How many lines of these entries include the string "Output"? State the number alone.

→ INPUT ROWS:
·····
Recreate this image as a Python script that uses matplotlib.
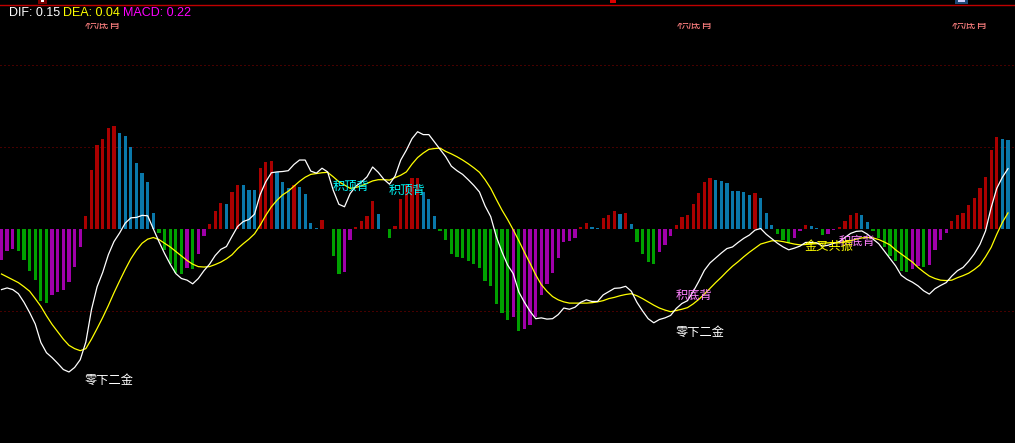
import numpy as np
import matplotlib
matplotlib.use("Agg")
import matplotlib.pyplot as plt
from matplotlib.transforms import Bbox, TransformedBbox
from matplotlib.patches import Rectangle

plt.rcParams['font.family'] = ['Noto Sans CJK SC', 'DejaVu Sans']

# ---- data ----
macd = [
    -0.076, -0.054, -0.049, -0.054, -0.076, -0.102, -0.124, -0.176, -0.180, -0.161,
    -0.154, -0.149, -0.129, -0.093, -0.044, 0.032, 0.144, 0.205, 0.220, 0.246,
    0.251, 0.234, 0.227, 0.200, 0.161, 0.137, 0.115, 0.041, -0.010, -0.051,
    -0.085, -0.107, -0.110, -0.095, -0.098, -0.059, -0.017, 0.012, 0.044, 0.063,
    0.061, 0.090, 0.109, 0.107, 0.096, 0.095, 0.149, 0.165, 0.166, 0.139,
    0.115, 0.100, 0.107, 0.102, 0.085, 0.015, 0.002, 0.022, 0.001, -0.066,
    -0.110, -0.105, -0.027, 0.005, 0.020, 0.032, 0.068, 0.037, 0.001, -0.020,
    0.007, 0.073, 0.107, 0.124, 0.126, 0.090, 0.073, 0.032, -0.005, -0.027,
    -0.059, -0.068, -0.071, -0.078, -0.085, -0.095, -0.127, -0.139, -0.183, -0.205,
    -0.222, -0.215, -0.249, -0.244, -0.234, -0.215, -0.161, -0.134, -0.107, -0.071,
    -0.031, -0.029, -0.020, 0.005, 0.015, 0.005, 0.002, 0.027, 0.034, 0.044,
    0.038, 0.039, 0.012, -0.032, -0.061, -0.080, -0.085, -0.056, -0.039, -0.017,
    0.010, 0.029, 0.034, 0.061, 0.088, 0.115, 0.124, 0.120, 0.117, 0.112,
    0.094, 0.093, 0.090, 0.083, 0.088, 0.076, 0.039, 0.010, -0.012, -0.027,
    -0.034, -0.020, -0.005, 0.010, 0.007, 0.002, -0.013, -0.012, -0.002, 0.005,
    0.020, 0.034, 0.039, 0.034, 0.017, -0.005, -0.020, -0.044, -0.066, -0.078,
    -0.102, -0.104, -0.098, -0.090, -0.093, -0.088, -0.051, -0.027, -0.010, 0.020,
    0.034, 0.039, 0.059, 0.076, 0.100, 0.127, 0.193, 0.224, 0.220, 0.217,
]

dif = [
    -0.147, -0.143, -0.147, -0.157, -0.178, -0.203, -0.231, -0.276, -0.301, -0.313,
    -0.327, -0.342, -0.348, -0.337, -0.318, -0.275, -0.196, -0.140, -0.105, -0.062,
    -0.030, -0.009, 0.015, 0.028, 0.029, 0.034, 0.033, 0.001, -0.030, -0.059,
    -0.085, -0.108, -0.120, -0.124, -0.133, -0.120, -0.101, -0.085, -0.064, -0.049,
    -0.042, -0.017, 0.007, 0.019, 0.024, 0.037, 0.085, 0.116, 0.138, 0.140,
    0.141, 0.143, 0.158, 0.169, 0.169, 0.142, 0.137, 0.149, 0.140, 0.095,
    0.061, 0.055, 0.087, 0.105, 0.115, 0.128, 0.152, 0.139, 0.122, 0.110,
    0.130, 0.169, 0.193, 0.221, 0.238, 0.231, 0.231, 0.213, 0.195, 0.177,
    0.154, 0.143, 0.134, 0.121, 0.107, 0.091, 0.057, 0.031, -0.018, -0.055,
    -0.087, -0.108, -0.153, -0.178, -0.200, -0.218, -0.216, -0.219, -0.218, -0.208,
    -0.192, -0.195, -0.190, -0.178, -0.172, -0.176, -0.176, -0.160, -0.152, -0.144,
    -0.143, -0.139, -0.151, -0.178, -0.199, -0.218, -0.228, -0.220, -0.216, -0.210,
    -0.193, -0.181, -0.174, -0.152, -0.127, -0.100, -0.082, -0.070, -0.058, -0.047,
    -0.043, -0.032, -0.022, -0.014, -0.002, 0.002, -0.012, -0.023, -0.034, -0.043,
    -0.050, -0.046, -0.041, -0.032, -0.032, -0.033, -0.041, -0.039, -0.034, -0.030,
    -0.020, -0.010, -0.005, -0.004, -0.012, -0.024, -0.035, -0.053, -0.071, -0.089,
    -0.112, -0.122, -0.129, -0.138, -0.150, -0.158, -0.145, -0.137, -0.130, -0.114,
    -0.101, -0.093, -0.078, -0.060, -0.037, -0.004, 0.053, 0.100, 0.127, 0.148,
]

dea = [
    -0.109, -0.116, -0.123, -0.130, -0.140, -0.151, -0.169, -0.188, -0.211, -0.232,
    -0.250, -0.268, -0.283, -0.291, -0.296, -0.291, -0.268, -0.242, -0.215, -0.186,
    -0.155, -0.126, -0.098, -0.072, -0.051, -0.034, -0.024, -0.020, -0.025, -0.034,
    -0.043, -0.054, -0.065, -0.076, -0.085, -0.091, -0.092, -0.091, -0.086, -0.080,
    -0.072, -0.062, -0.047, -0.035, -0.024, -0.011, 0.010, 0.034, 0.055, 0.071,
    0.084, 0.093, 0.105, 0.117, 0.127, 0.134, 0.136, 0.138, 0.139, 0.128,
    0.116, 0.108, 0.100, 0.102, 0.106, 0.112, 0.118, 0.121, 0.121, 0.120,
    0.126, 0.132, 0.140, 0.159, 0.175, 0.186, 0.195, 0.197, 0.198, 0.190,
    0.184, 0.177, 0.169, 0.160, 0.150, 0.139, 0.121, 0.100, 0.073, 0.047,
    0.024, -0.001, -0.028, -0.056, -0.083, -0.111, -0.135, -0.151, -0.164, -0.172,
    -0.177, -0.180, -0.180, -0.180, -0.180, -0.179, -0.177, -0.174, -0.169, -0.166,
    -0.162, -0.159, -0.157, -0.162, -0.169, -0.177, -0.185, -0.192, -0.197, -0.201,
    -0.198, -0.195, -0.191, -0.182, -0.171, -0.158, -0.144, -0.130, -0.117, -0.103,
    -0.090, -0.079, -0.067, -0.056, -0.046, -0.036, -0.032, -0.028, -0.028, -0.030,
    -0.033, -0.036, -0.038, -0.037, -0.036, -0.035, -0.034, -0.033, -0.033, -0.033,
    -0.030, -0.028, -0.024, -0.021, -0.020, -0.021, -0.025, -0.031, -0.038, -0.050,
    -0.060, -0.070, -0.080, -0.093, -0.104, -0.114, -0.120, -0.124, -0.125, -0.124,
    -0.118, -0.113, -0.107, -0.098, -0.087, -0.067, -0.044, -0.012, 0.017, 0.040,
]

header_labels = ["DIF: 0.15", "DEA: 0.04", "MACD: 0.22"]
signal_labels = ["零下二金", "零下二金", "积顶背", "积顶背", "积底背", "积底背", "金叉共振"]
clipped_label = "积底背"

# ---- styles ----
RED = '#aa0000'
BLUE = '#0a78aa'
GREEN = '#00a000'
MAGENTA = '#a000aa'

W, H = 1015, 443
fig = plt.figure(figsize=(W / 100, H / 100), dpi=100, facecolor='black')
ax = fig.add_axes([0, 0, 1, 1])
ax.set_facecolor('black')
ax.set_axis_off()

n = len(macd)
x = np.arange(n)

colors = []
prev = macd[0]
for v in macd:
    if v >= 0:
        colors.append(RED if v > prev else BLUE)
    else:
        colors.append(GREEN if v < prev else MAGENTA)
    prev = v

ax.set_xlim(-0.267, 180.24)
ax.set_ylim(-0.5212, 0.5593)

for lvl in (0.4, 0.2, -0.2):
    ax.axhline(lvl, color='#8c0000', lw=0.72, ls=(0, (1, 3)), zorder=1)

ax.bar(x, macd, width=0.58, color=colors, antialiased=False, zorder=2, linewidth=0)
ax.plot(x, dea, color='#ffff00', lw=0.9, zorder=3)
ax.plot(x, dif, color='white', lw=0.9, zorder=4)

# top border line
fig.add_artist(plt.Line2D([0, 1], [1 - 4.5 / H, 1 - 4.5 / H], transform=fig.transFigure,
                          color='#c00000', lw=1.0))

# tiny header fragments at very top
def px_rect(x0, y0, w, h, c):
    fig.add_artist(Rectangle((x0 / W, 1 - (y0 + h) / H), w / W, h / H,
                             transform=fig.transFigure, color=c, lw=0))

px_rect(38, 0, 9, 3.5, '#7a0000')
px_rect(41, 0, 3, 2, 'white')
px_rect(610, 0, 6, 3, '#e00000')
px_rect(955, 0, 13, 3.5, '#1c4a78')
px_rect(958, 0, 7, 2, '#d0d0ff')


def fx(px):
    return px / W


def fy(py):
    return 1 - py / H


# header texts
hx = [9, 63, 123]
hc = ['white', '#ffff00', '#ff00ff']
for t, xx, c in zip(header_labels, hx, hc):
    fig.text(fx(xx), fy(12.5), t, color=c, fontsize=9, family='Liberation Sans',
             va='center', ha='left')

# signal labels
pos = [(85, 380), (676, 332), (333, 186), (389, 190), (676, 295), (839, 241), (805, 246)]
cols = ['white', 'white', '#00ffff', '#00ffff', '#ff80ff', '#ff80ff', '#ffff00']
for t, (xx, yy), c in zip(signal_labels, pos, cols):
    fig.text(fx(xx), fy(yy), t, color=c, fontsize=8.8, va='center', ha='left', zorder=6)

# clipped labels at top
clipbox = TransformedBbox(Bbox([[0, 0], [1, 1 - 22.5 / H]]), fig.transFigure)
for xx in (85, 677, 952):
    t = fig.text(fx(xx), fy(24.5), clipped_label, color='#ff8080', fontsize=8.8,
                 va='center', ha='left')
    t.set_clip_on(True)
    t.set_clip_box(clipbox)

fig.savefig('out.png', dpi=100, facecolor='black')
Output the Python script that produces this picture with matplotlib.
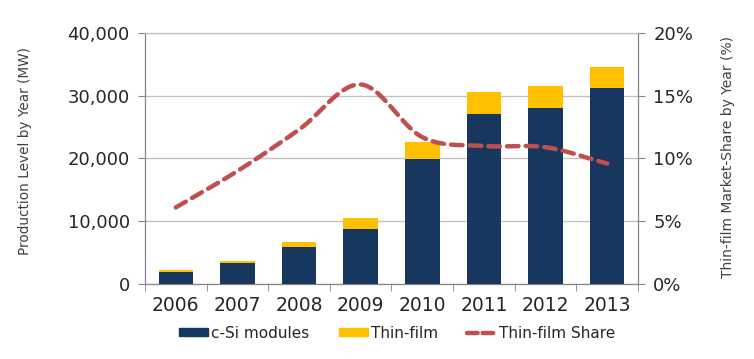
import numpy as np
import matplotlib
matplotlib.use("Agg")
import matplotlib.pyplot as plt
from matplotlib.lines import Line2D
from matplotlib.patches import Patch
from matplotlib.ticker import FuncFormatter

years = ["2006", "2007", "2008", "2009", "2010", "2011", "2012", "2013"]
csi = [1950, 3300, 5850, 8700, 19870, 27140, 28050, 31290]
thin = [250, 380, 850, 1750, 2700, 3460, 3450, 3290]
share = [6.1, 9.0, 12.3, 15.9, 11.7, 11.0, 10.9, 9.6]

navy = "#17375E"
gold = "#FFC000"
red = "#C0504D"
grid_c = "#BFBFBF"
spine_c = "#868686"
txt = "#262626"

fig = plt.figure(figsize=(7.54, 3.59), dpi=100)
ax = fig.add_axes([0.1923, 0.209, 0.6538, 0.699])
x = np.arange(len(years))
w = 0.56
ax.bar(x, csi, w, color=navy, zorder=3)
ax.bar(x, thin, w, bottom=csi, color=gold, zorder=3)
ax.set_xlim(-0.5, len(years) - 0.5)
ax.set_ylim(0, 40000)
ax.set_yticks(np.arange(0, 40001, 10000))
ax.yaxis.set_major_formatter(FuncFormatter(lambda v, p: f"{int(v):,}"))
ax.yaxis.grid(True, color=grid_c, lw=0.9, zorder=0)
ax.set_xticks(x)
ax.set_xticklabels(years)
ax.set_xticks(np.arange(-0.5, len(years)), minor=True)
ax.tick_params(axis="x", which="major", length=0, pad=9, labelsize=13.5, labelcolor=txt)
ax.tick_params(axis="x", which="minor", length=5, color=spine_c)
ax.tick_params(axis="y", length=5, color=spine_c, labelsize=13, labelcolor=txt, pad=6)
for s in ax.spines.values():
    s.set_color(spine_c)
    s.set_linewidth(0.9)
ax.spines["top"].set_color(grid_c)
ax.set_ylabel("Production Level by Year (MW)", fontsize=9.8, color="#404040")
ax.yaxis.set_label_coords(-0.23, 0.528)

ax2 = ax.twinx()
ax2.set_ylim(0, 20)
ax2.set_yticks(np.arange(0, 21, 5))
ax2.yaxis.set_major_formatter(FuncFormatter(lambda v, p: f"{int(v)}%"))
ax2.tick_params(axis="y", length=5, color=spine_c, labelsize=13, labelcolor=txt, pad=6)
for s in ax2.spines.values():
    s.set_visible(False)
ax2.set_ylabel("Thin-film Market-Share by Year (%)", fontsize=10, color="#404040")
ax2.yaxis.set_label_coords(1.168, 0.504)

# smoothed rendering of the share line (Catmull-Rom through data points)
px = x.astype(float)
py = np.array(share, dtype=float)
P = np.column_stack([px, py])
P_ext = np.vstack([2 * P[0] - P[1], P, 2 * P[-1] - P[-2]])
curve = []
for i in range(1, len(P_ext) - 2):
    p0, p1, p2, p3 = P_ext[i - 1], P_ext[i], P_ext[i + 1], P_ext[i + 2]
    t = np.linspace(0, 1, 30)[:, None]
    seg = 0.5 * ((2 * p1) + (-p0 + p2) * t + (2 * p0 - 5 * p1 + 4 * p2 - p3) * t ** 2
                 + (-p0 + 3 * p1 - 3 * p2 + p3) * t ** 3)
    curve.append(seg if i == len(P_ext) - 3 else seg[:-1])
curve = np.vstack(curve)
ax2.plot(curve[:, 0], curve[:, 1], color=red, lw=3.2, ls=(0, (2.6, 1.6)),
         solid_capstyle="round", dash_capstyle="round", zorder=5)

handles = [Patch(color=navy), Patch(color=gold),
           Line2D([0], [0], color=red, lw=3.2, ls=(0, (2.4, 1.1)), dash_capstyle="round")]
labels = ["c-Si modules", "Thin-film", "Thin-film Share"]
fig.legend(handles, labels, loc="center", bbox_to_anchor=(0.527, 0.072), ncol=3,
           frameon=False, fontsize=11, handlelength=1.9, handleheight=0.4,
           handletextpad=0.2, columnspacing=1.9, labelcolor=txt)

fig.savefig("out.png", dpi=100)
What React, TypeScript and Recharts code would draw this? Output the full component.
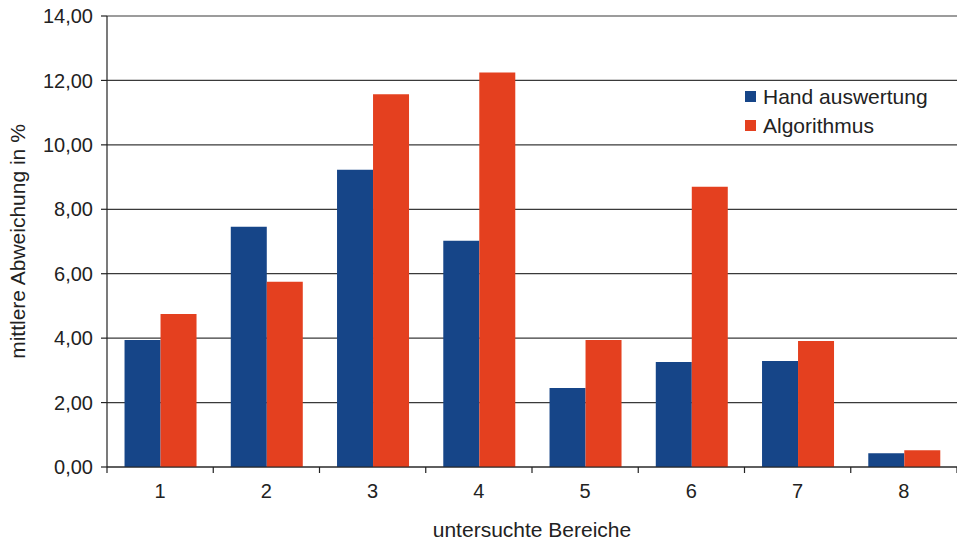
import React from 'react';
import { BarChart, Bar, XAxis, YAxis, CartesianGrid, Legend, Label } from 'recharts';

const categories = ['1', '2', '3', '4', '5', '6', '7', '8'];
const handValues = [3.94, 7.46, 9.23, 7.02, 2.45, 3.26, 3.29, 0.43];
const algoValues = [4.75, 5.75, 11.57, 12.25, 3.94, 8.7, 3.91, 0.52];
const yTicks = [0, 2, 4, 6, 8, 10, 12, 14];
const seriesNames = ['Hand auswertung', 'Algorithmus'];

const BLUE = '#164588';
const RED = '#e4401f';
const INK = '#222';
const FONT = '"Liberation Sans", Arial, Helvetica, sans-serif';

const W = 957;
const H = 540;
const Y_AXIS_W = 107;
const X_AXIS_H = 73;
const TOP = 16;
const BAND = (W - Y_AXIS_W) / categories.length;

const data = categories.map((c, i) => ({
  name: c,
  hand: handValues[i],
  algo: algoValues[i],
}));

const fmt = (v: number) => v.toFixed(2).replace('.', ',');

const XTick: React.FC<any> = ({ x, y, payload, index }) => {
  const left = x - BAND / 2;
  return (
    <g>
      <line x1={left} y1={y} x2={left} y2={y + 6} stroke={INK} strokeWidth={1.2} />
      {index === categories.length - 1 && (
        <line x1={x + BAND / 2} y1={y} x2={x + BAND / 2} y2={y + 6} stroke={INK} strokeWidth={1.2} />
      )}
      <text x={x} y={y + 31} textAnchor="middle" fontSize={20} fill={INK} fontFamily={FONT}>
        {payload.value}
      </text>
    </g>
  );
};

const LegendBox: React.FC<any> = () => (
  <div style={{ fontFamily: FONT, fontSize: 21, color: INK }}>
    {seriesNames.map((n, i) => (
      <div key={n} style={{ display: 'flex', alignItems: 'center', height: 29 }}>
        <span style={{ width: 11, height: 11, background: i === 0 ? BLUE : RED, marginRight: 7, display: 'inline-block' }} />
        <span>{n}</span>
      </div>
    ))}
  </div>
);

const App: React.FC = () => {
  return (
    <div style={{ position: 'absolute', left: 0, top: 0, width: W, height: H, background: '#fff' }}>
      <BarChart
        width={W}
        height={H}
        data={data}
        margin={{ top: TOP, right: 0, left: 0, bottom: 0 }}
        barCategoryGap="16.5%"
        barGap={0}
      >
        <CartesianGrid vertical={false} stroke="#3a3a3a" strokeWidth={1.2} />
        <XAxis
          dataKey="name"
          height={X_AXIS_H}
          tickLine={false}
          tickSize={0}
          tickMargin={0}
          axisLine={{ stroke: INK, strokeWidth: 1.2 }}
          tick={<XTick />}
          interval={0}
        >
          <Label
            content={({ viewBox }: any) => (
              <text
                x={viewBox.x + viewBox.width / 2}
                y={viewBox.y + 70}
                textAnchor="middle"
                fontSize={21}
                fill={INK}
                fontFamily={FONT}
              >
                untersuchte Bereiche
              </text>
            )}
          />
        </XAxis>
        <YAxis
          width={Y_AXIS_W}
          domain={[0, 14]}
          ticks={yTicks}
          tickFormatter={fmt}
          tickSize={6}
          tickMargin={8}
          tickLine={{ stroke: INK, strokeWidth: 1.2 }}
          axisLine={{ stroke: INK, strokeWidth: 1.2 }}
          tick={{ fontSize: 20, fill: INK, fontFamily: FONT }}
          interval={0}
        >
          <Label
            content={({ viewBox }: any) => {
              const cx = 17;
              const cy = viewBox.y + viewBox.height / 2;
              return (
                <text
                  x={cx}
                  y={cy}
                  transform={`rotate(-90 ${cx} ${cy})`}
                  textAnchor="middle"
                  dominantBaseline="central"
                  fontSize={21}
                  fill={INK}
                  fontFamily={FONT}
                >
                  mittlere Abweichung in %
                </text>
              );
            }}
          />
        </YAxis>
        <Legend
          layout="vertical"
          align="center"
          verticalAlign="middle"
          content={<LegendBox />}
          wrapperStyle={{ position: 'absolute', left: 745, top: 82, width: 200 }}
        />
        <Bar dataKey="hand" name={seriesNames[0]} fill={BLUE} isAnimationActive={false} />
        <Bar dataKey="algo" name={seriesNames[1]} fill={RED} isAnimationActive={false} />
      </BarChart>
    </div>
  );
};

export default App;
·····
→ ANSWER FOR THE TASK:
2